• _Written exercise_:
Would you pull out every line of the material that contains the string "this"?

• _Data extract_:
----------

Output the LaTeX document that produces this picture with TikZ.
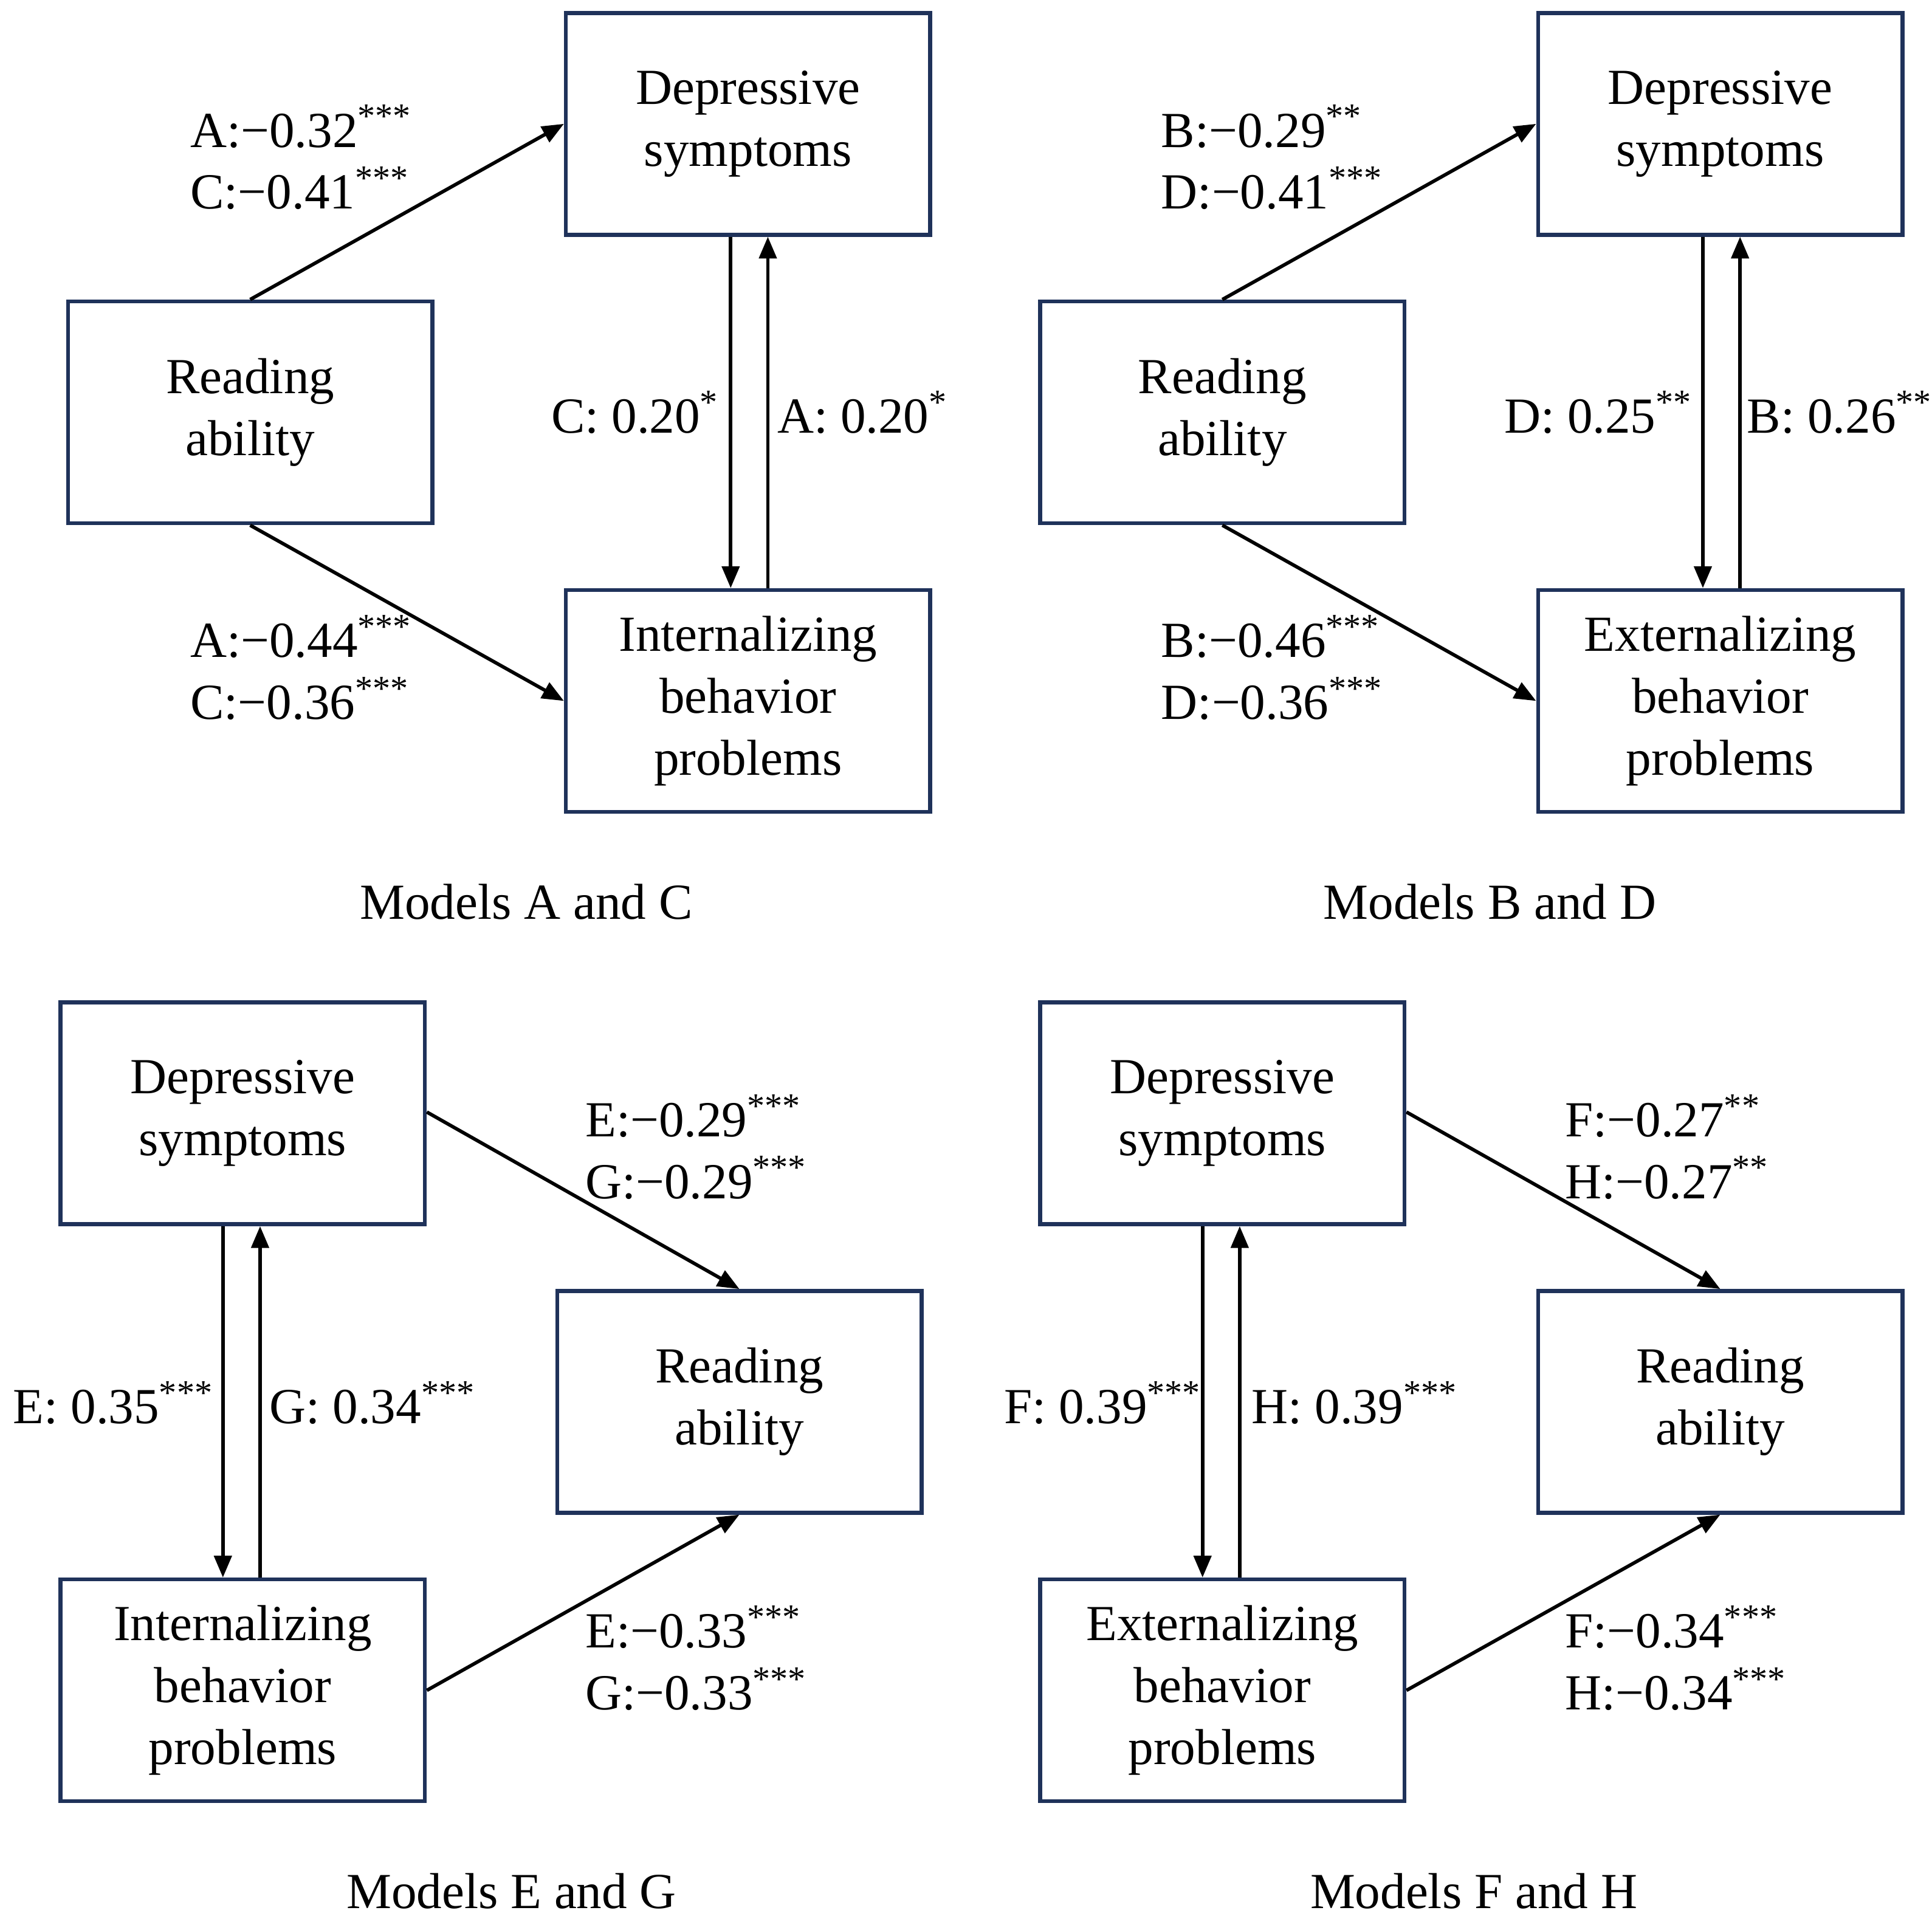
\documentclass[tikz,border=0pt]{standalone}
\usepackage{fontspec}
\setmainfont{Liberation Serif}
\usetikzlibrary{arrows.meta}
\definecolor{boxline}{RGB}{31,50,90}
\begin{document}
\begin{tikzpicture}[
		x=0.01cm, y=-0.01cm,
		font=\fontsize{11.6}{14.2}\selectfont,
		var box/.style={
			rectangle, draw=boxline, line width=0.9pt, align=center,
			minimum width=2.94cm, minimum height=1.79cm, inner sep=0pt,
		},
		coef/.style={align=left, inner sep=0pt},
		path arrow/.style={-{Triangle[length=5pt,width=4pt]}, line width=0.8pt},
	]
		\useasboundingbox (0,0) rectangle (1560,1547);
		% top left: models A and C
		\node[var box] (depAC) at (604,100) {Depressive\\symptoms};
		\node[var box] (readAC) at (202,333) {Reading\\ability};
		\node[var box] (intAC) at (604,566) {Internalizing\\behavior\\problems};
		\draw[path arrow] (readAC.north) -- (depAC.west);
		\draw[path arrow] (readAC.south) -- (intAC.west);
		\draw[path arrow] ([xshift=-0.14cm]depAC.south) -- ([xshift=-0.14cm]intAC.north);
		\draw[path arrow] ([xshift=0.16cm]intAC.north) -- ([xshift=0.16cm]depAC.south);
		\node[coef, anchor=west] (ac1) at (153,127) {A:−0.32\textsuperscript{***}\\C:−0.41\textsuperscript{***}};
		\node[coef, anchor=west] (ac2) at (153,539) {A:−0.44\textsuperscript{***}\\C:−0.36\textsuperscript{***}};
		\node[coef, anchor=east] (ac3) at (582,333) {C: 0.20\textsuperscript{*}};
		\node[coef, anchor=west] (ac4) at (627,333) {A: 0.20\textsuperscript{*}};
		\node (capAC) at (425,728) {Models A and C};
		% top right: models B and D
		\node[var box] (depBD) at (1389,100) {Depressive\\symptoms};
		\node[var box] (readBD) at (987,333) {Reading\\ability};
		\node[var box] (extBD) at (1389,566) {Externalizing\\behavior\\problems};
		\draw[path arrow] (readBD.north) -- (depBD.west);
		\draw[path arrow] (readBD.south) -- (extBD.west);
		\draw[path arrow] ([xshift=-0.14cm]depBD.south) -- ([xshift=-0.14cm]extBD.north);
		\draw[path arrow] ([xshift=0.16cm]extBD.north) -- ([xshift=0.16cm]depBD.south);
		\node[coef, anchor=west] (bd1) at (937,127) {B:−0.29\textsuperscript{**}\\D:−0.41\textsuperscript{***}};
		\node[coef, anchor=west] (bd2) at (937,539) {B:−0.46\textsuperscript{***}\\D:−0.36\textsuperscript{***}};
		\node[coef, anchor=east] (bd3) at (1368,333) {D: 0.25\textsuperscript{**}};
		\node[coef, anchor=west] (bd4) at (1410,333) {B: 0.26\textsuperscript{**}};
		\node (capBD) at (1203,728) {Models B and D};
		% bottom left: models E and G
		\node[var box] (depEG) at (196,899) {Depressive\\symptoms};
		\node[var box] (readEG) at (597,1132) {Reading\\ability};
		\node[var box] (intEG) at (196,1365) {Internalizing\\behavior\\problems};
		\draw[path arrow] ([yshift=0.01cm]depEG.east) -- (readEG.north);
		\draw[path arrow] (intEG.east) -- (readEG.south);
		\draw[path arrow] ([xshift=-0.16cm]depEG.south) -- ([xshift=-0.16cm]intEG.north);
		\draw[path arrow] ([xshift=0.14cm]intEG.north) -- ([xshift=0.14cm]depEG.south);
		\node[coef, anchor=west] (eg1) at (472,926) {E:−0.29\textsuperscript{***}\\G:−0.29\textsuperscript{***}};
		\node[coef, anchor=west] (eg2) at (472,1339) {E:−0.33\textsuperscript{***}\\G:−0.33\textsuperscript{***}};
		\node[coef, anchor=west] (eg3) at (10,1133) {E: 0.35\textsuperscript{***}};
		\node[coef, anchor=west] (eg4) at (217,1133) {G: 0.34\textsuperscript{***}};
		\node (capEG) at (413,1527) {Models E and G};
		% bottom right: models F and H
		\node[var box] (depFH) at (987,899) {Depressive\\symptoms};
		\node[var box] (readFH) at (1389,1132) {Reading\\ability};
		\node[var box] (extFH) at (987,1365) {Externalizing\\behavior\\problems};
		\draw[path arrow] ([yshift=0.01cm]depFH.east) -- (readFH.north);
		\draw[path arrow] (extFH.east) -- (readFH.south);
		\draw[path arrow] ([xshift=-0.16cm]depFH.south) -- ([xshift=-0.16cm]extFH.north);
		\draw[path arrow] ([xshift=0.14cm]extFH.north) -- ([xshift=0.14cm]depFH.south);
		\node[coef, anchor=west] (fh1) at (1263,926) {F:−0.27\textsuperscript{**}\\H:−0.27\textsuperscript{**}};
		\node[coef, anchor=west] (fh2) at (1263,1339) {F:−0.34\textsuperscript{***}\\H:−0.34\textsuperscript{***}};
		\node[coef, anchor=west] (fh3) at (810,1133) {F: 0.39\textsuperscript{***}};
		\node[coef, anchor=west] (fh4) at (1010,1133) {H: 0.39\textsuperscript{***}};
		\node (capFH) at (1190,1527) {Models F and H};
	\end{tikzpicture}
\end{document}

----------

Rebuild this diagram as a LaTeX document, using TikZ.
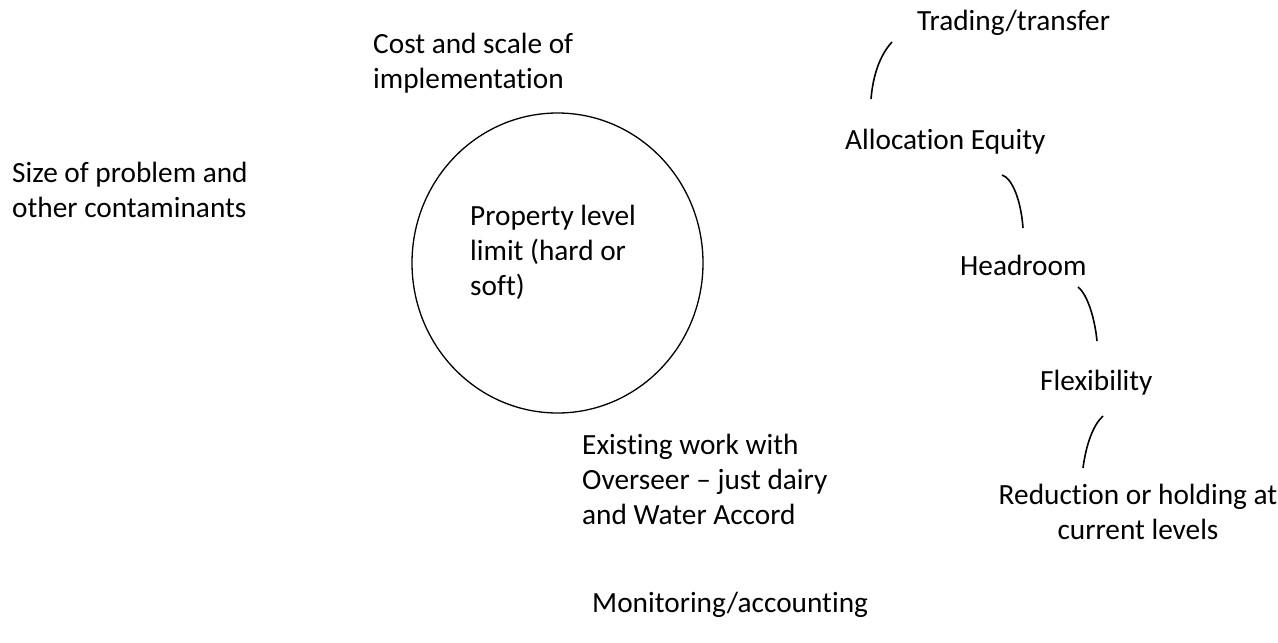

----------

• _Written response_:
Output the LaTeX document that produces this picture with TikZ.
Rebuild this diagram as a LaTeX document, using TikZ.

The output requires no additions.